• _BRIEF_: The required output consists solely of the lines from the top of the listing through the line containing "160, 180, 200]", transcribed exactly.

• _SOURCE EXCERPT_:
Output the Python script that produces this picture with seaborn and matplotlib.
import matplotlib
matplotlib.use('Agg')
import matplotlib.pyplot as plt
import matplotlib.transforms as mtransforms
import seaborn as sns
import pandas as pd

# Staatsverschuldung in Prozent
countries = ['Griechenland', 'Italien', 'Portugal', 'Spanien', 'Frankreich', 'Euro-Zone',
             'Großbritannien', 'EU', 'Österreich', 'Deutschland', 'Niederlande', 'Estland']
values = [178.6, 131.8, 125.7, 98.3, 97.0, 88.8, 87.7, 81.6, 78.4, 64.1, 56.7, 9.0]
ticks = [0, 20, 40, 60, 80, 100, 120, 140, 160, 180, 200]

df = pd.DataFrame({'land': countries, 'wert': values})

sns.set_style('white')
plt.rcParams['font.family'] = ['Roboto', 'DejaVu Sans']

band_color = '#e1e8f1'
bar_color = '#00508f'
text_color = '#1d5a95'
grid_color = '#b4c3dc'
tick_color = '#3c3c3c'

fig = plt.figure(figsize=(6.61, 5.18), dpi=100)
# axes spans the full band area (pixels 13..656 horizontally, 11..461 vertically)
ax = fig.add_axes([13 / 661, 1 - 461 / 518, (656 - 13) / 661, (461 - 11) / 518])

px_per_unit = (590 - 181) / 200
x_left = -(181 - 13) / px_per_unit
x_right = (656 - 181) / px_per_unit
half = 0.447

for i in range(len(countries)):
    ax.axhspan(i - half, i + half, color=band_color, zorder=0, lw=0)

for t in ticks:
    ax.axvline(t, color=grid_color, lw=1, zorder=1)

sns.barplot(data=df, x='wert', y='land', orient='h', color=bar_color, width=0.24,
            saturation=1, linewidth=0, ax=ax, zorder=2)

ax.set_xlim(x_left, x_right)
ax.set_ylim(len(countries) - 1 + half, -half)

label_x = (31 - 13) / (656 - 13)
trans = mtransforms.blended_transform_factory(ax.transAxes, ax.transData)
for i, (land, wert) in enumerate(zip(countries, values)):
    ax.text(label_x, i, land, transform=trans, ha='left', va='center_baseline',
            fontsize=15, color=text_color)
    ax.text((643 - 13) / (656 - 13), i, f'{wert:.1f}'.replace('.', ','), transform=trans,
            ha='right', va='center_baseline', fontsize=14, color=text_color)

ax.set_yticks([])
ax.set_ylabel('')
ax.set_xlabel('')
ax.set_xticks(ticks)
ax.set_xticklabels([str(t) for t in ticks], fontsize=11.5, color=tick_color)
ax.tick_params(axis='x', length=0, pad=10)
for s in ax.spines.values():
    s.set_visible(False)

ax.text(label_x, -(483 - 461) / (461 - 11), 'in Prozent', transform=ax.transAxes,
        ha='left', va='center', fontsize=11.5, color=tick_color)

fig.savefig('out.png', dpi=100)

• _RESPONSE BELOW_:
Output the Python script that produces this picture with seaborn and matplotlib.
import matplotlib
matplotlib.use('Agg')
import matplotlib.pyplot as plt
import matplotlib.transforms as mtransforms
import seaborn as sns
import pandas as pd

# Staatsverschuldung in Prozent
countries = ['Griechenland', 'Italien', 'Portugal', 'Spanien', 'Frankreich', 'Euro-Zone',
             'Großbritannien', 'EU', 'Österreich', 'Deutschland', 'Niederlande', 'Estland']
values = [178.6, 131.8, 125.7, 98.3, 97.0, 88.8, 87.7, 81.6, 78.4, 64.1, 56.7, 9.0]
ticks = [0, 20, 40, 60, 80, 100, 120, 140, 160, 180, 200]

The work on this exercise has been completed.